Geological modulation of N2O emissions in rivers globally

Fertilizer application has been recognized as the major driver of the N ₂ O emissions in rivers. However, behind anthropogenic nitrogen (N) loading, the intrinsic ability of rivers to modulate N ₂ O emissions may vary across regions but has long been overlooked and remains unclear. Here we uncover the hidden but substantial control of riverine N ₂ O emissions by bedrock geology via regional field observations and global data analyses. We discovered the lower denitrification but higher N ₂ O production rates in rivers with silicate-dominated bedrocks compared to those with carbonate-dominated bedrocks. On one hand, the larger sediment grain size found in the silicate-dominated rivers shortens porewater residence time for reaction, which diminishes the likelihood of complete denitrification (NO ₃ ^- →N ₂ ) but simultaneously increases the potential for N ₂ O production through incomplete denitrification (NO ₃ ^- →N ₂ O). Concurrently, lower total organic carbon (TOC) in benthic sediments and lower water pH further abate N ₂ O reductase and enhance N ₂ O production in silicate-dominated rivers. More importantly, the dissimilarities in N ₂ O production due to bedrock geology are reflected in riverine N ₂ O emissions, where N ₂ O emissions are 45% to 185% higher in silicate-dominated rivers than in carbonate-dominated rivers per square kilometer worldwide.
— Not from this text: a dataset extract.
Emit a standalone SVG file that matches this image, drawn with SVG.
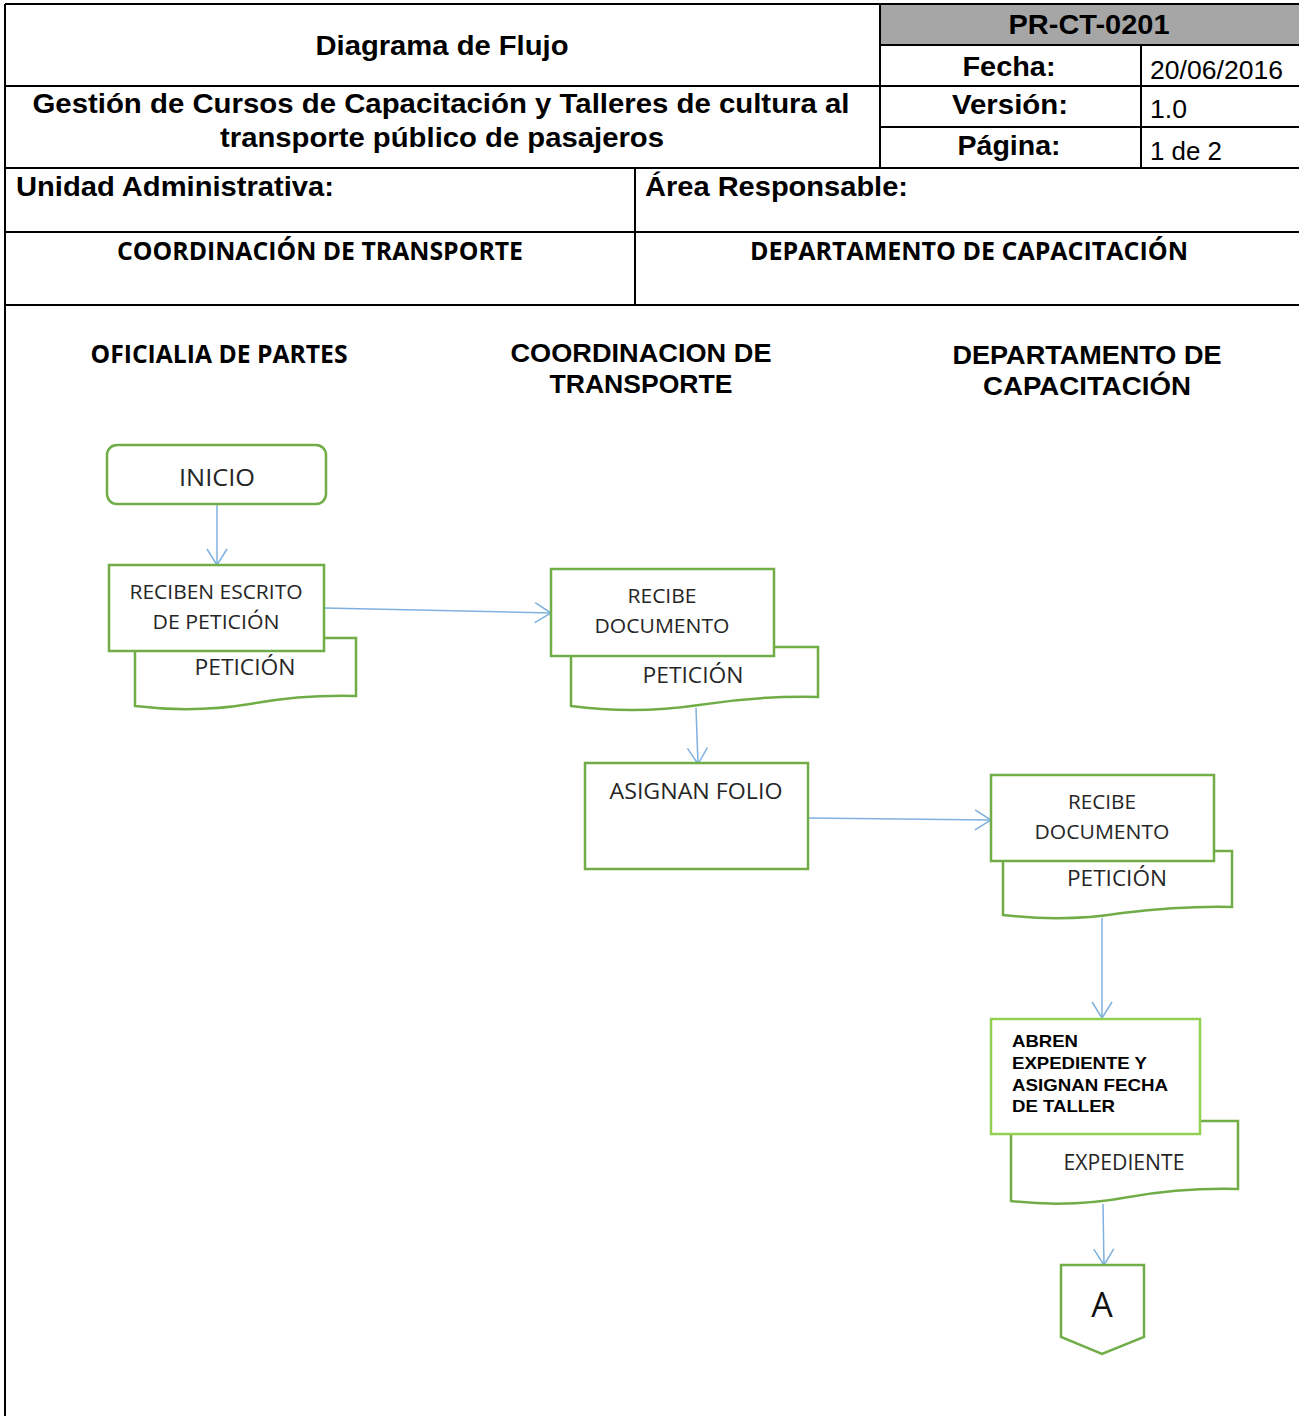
<svg xmlns="http://www.w3.org/2000/svg" width="1299" height="1416" viewBox="0 0 1299 1416">
<style>
.tb{stroke:#000;stroke-width:2;fill:none}
.hb{font-family:"Liberation Sans",Arial,sans-serif;font-weight:bold;fill:#000}
.hr{font-family:"Liberation Sans",Arial,sans-serif;fill:#000}
.cb{font-family:"Open Sans","Noto Sans",sans-serif;font-weight:bold;fill:#000}
.nt{font-family:"Open Sans","Noto Sans",sans-serif;fill:#262626}
.box{fill:#fff;stroke:#70ad47;stroke-width:2.5}
.boxl{fill:#fff;stroke:#92d050;stroke-width:2.5}
.con{stroke:#7fb1de;stroke-width:1.5;fill:none;marker-end:url(#ah)}
</style>
<defs>
<marker id="ah" markerUnits="userSpaceOnUse" markerWidth="20" markerHeight="22" viewBox="0 0 20 22" refX="18" refY="11" orient="auto">
<path d="M2,1 L18,11 L2,21" fill="none" stroke="#7fb1de" stroke-width="1.5"/>
</marker>
</defs>
<rect width="1299" height="1416" fill="#fff"/>
<g id="header">
<rect x="880" y="4" width="419" height="41" fill="#a6a6a6"/>
<path class="tb" d="M5,4 H1299 M5,4 V1416 M5,86 H1299 M880,45 H1299 M880,127 H1299 M5,168 H1299 M5,232 H1299 M5,305 H1299 M880,4 V168 M1141,45 V168 M635,168 V305"/>
<text class="hb" x="442" y="55" font-size="28" text-anchor="middle" textLength="253" lengthAdjust="spacingAndGlyphs">Diagrama de Flujo</text>
<text class="hb" x="441" y="113" font-size="28" text-anchor="middle" textLength="817" lengthAdjust="spacingAndGlyphs">Gestión de Cursos de Capacitación y Talleres de cultura al</text>
<text class="hb" x="442" y="147" font-size="28" text-anchor="middle" textLength="444" lengthAdjust="spacingAndGlyphs">transporte público de pasajeros</text>
<text class="hb" x="1089" y="34" font-size="28" text-anchor="middle" textLength="161" lengthAdjust="spacingAndGlyphs">PR-CT-0201</text>
<text class="hb" x="1009" y="76" font-size="28" text-anchor="middle" textLength="93" lengthAdjust="spacingAndGlyphs">Fecha:</text>
<text class="hb" x="1010" y="114" font-size="28" text-anchor="middle" textLength="116" lengthAdjust="spacingAndGlyphs">Versión:</text>
<text class="hb" x="1009" y="155" font-size="28" text-anchor="middle" textLength="103" lengthAdjust="spacingAndGlyphs">Página:</text>
<text class="hr" x="1150" y="79" font-size="26" textLength="133" lengthAdjust="spacingAndGlyphs">20/06/2016</text>
<text class="hr" x="1150" y="118" font-size="26" textLength="37" lengthAdjust="spacingAndGlyphs">1.0</text>
<text class="hr" x="1150" y="160" font-size="26" textLength="72" lengthAdjust="spacingAndGlyphs">1 de 2</text>
<text class="hb" x="16" y="196" font-size="28" textLength="318" lengthAdjust="spacingAndGlyphs">Unidad Administrativa:</text>
<text class="hb" x="645" y="196" font-size="28" textLength="263" lengthAdjust="spacingAndGlyphs">Área Responsable:</text>
<text class="cb" x="320" y="260" font-size="25" text-anchor="middle" textLength="406" lengthAdjust="spacingAndGlyphs">COORDINACIÓN DE TRANSPORTE</text>
<text class="cb" x="969" y="260" font-size="25" text-anchor="middle" textLength="438" lengthAdjust="spacingAndGlyphs">DEPARTAMENTO DE CAPACITACIÓN</text>
</g>
<g id="lanes">
<text class="cb" x="219" y="363" font-size="25" text-anchor="middle" textLength="257" lengthAdjust="spacingAndGlyphs">OFICIALIA DE PARTES</text>
<text class="hb" x="641" y="362" font-size="26" text-anchor="middle" textLength="261" lengthAdjust="spacingAndGlyphs">COORDINACION DE</text>
<text class="hb" x="641" y="393" font-size="26" text-anchor="middle" textLength="183" lengthAdjust="spacingAndGlyphs">TRANSPORTE</text>
<text class="hb" x="1087" y="364" font-size="26" text-anchor="middle" textLength="269" lengthAdjust="spacingAndGlyphs">DEPARTAMENTO DE</text>
<text class="hb" x="1087" y="395" font-size="26" text-anchor="middle" textLength="208" lengthAdjust="spacingAndGlyphs">CAPACITACIÓN</text>
</g>
<g id="connectors">
<path class="con" d="M217,504 L217,565"/>
<path class="con" d="M324,608 L551,613"/>
<path class="con" d="M696,708 L698,764"/>
<path class="con" d="M808,818 L991,820"/>
<path class="con" d="M1102,918 L1102,1018"/>
<path class="con" d="M1103,1204 L1104,1265"/>
</g>
<g id="inicio">
<rect class="box" x="107" y="445" width="219" height="59" rx="10"/>
<text class="nt" x="217" y="486" font-size="24" text-anchor="middle" textLength="76" lengthAdjust="spacingAndGlyphs">INICIO</text>
</g>
<g id="doc-peticion-1">
<path class="box" d="M135,638 H356 V696 C318,695 283,698 250,704 C208,711 168,710 135,706 Z"/>
<text class="nt" x="245" y="675" font-size="22" text-anchor="middle" textLength="101" lengthAdjust="spacingAndGlyphs">PETICIÓN</text>
</g>
<g id="reciben-escrito">
<rect class="box" x="109" y="565" width="215" height="86"/>
<text class="nt" x="216" y="599" font-size="20" text-anchor="middle" textLength="173" lengthAdjust="spacingAndGlyphs">RECIBEN ESCRITO</text>
<text class="nt" x="216" y="629" font-size="20" text-anchor="middle" textLength="127" lengthAdjust="spacingAndGlyphs">DE PETICIÓN</text>
</g>
<g id="doc-peticion-2">
<path class="box" d="M571,647 H818 V697 C776,696 737,699 699,705 C653,712 608,711 571,706 Z"/>
<text class="nt" x="693" y="683" font-size="22" text-anchor="middle" textLength="101" lengthAdjust="spacingAndGlyphs">PETICIÓN</text>
</g>
<g id="recibe-documento-1">
<rect class="box" x="551" y="569" width="223" height="87"/>
<text class="nt" x="662" y="603" font-size="20" text-anchor="middle" textLength="69" lengthAdjust="spacingAndGlyphs">RECIBE</text>
<text class="nt" x="662" y="633" font-size="20" text-anchor="middle" textLength="135" lengthAdjust="spacingAndGlyphs">DOCUMENTO</text>
</g>
<g id="asignan-folio">
<rect class="box" x="585" y="763" width="223" height="106"/>
<text class="nt" x="696" y="799" font-size="22" text-anchor="middle" textLength="173" lengthAdjust="spacingAndGlyphs">ASIGNAN FOLIO</text>
</g>
<g id="doc-peticion-3">
<path class="box" d="M1003,851 H1232 V907 C1193,906 1156,909 1122,913 C1079,920 1037,919 1003,915 Z"/>
<text class="nt" x="1117" y="886" font-size="22" text-anchor="middle" textLength="100" lengthAdjust="spacingAndGlyphs">PETICIÓN</text>
</g>
<g id="recibe-documento-2">
<rect class="box" x="991" y="775" width="223" height="86"/>
<text class="nt" x="1102" y="809" font-size="20" text-anchor="middle" textLength="68" lengthAdjust="spacingAndGlyphs">RECIBE</text>
<text class="nt" x="1102" y="839" font-size="20" text-anchor="middle" textLength="135" lengthAdjust="spacingAndGlyphs">DOCUMENTO</text>
</g>
<g id="doc-expediente">
<path class="box" d="M1011,1121 H1238 V1189 C1199,1188 1163,1191 1129,1197 C1086,1205 1045,1205 1011,1201 Z"/>
<text class="nt" x="1124" y="1170" font-size="21" text-anchor="middle" textLength="121" lengthAdjust="spacingAndGlyphs">EXPEDIENTE</text>
</g>
<g id="abren-expediente">
<rect class="boxl" x="991" y="1019" width="209" height="115"/>
<text class="hb" x="1012" y="1047" font-size="17" textLength="66" lengthAdjust="spacingAndGlyphs">ABREN</text>
<text class="hb" x="1012" y="1069" font-size="17" textLength="135" lengthAdjust="spacingAndGlyphs">EXPEDIENTE Y</text>
<text class="hb" x="1012" y="1091" font-size="17" textLength="156" lengthAdjust="spacingAndGlyphs">ASIGNAN FECHA</text>
<text class="hb" x="1012" y="1112" font-size="17" textLength="103" lengthAdjust="spacingAndGlyphs">DE TALLER</text>
</g>
<g id="conector-a">
<path class="box" d="M1061,1265 H1144 V1337 L1102,1354 L1061,1337 Z"/>
<text class="nt" x="1102" y="1317" font-size="34" text-anchor="middle" fill="#000" style="fill:#111">A</text>
</g>
</svg>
Globally, by incorporating a geological factor, we further demonstrate that N from fertilizer is more likely to be converted into N ₂ O in silicate regions, while in carbonate regions, it is more likely to be transformed into N ₂ , which further emphasizes the geological modulation of riverine N ₂ O emission as a global overlooked phenomenon. Hence, we highlight the geographically uneven urgency for improvement of fertilizer management to mitigate global warming. Regions dominated by silicate bedrock should have more strict fertilizer management due to high risks of N ₂ O production and emission.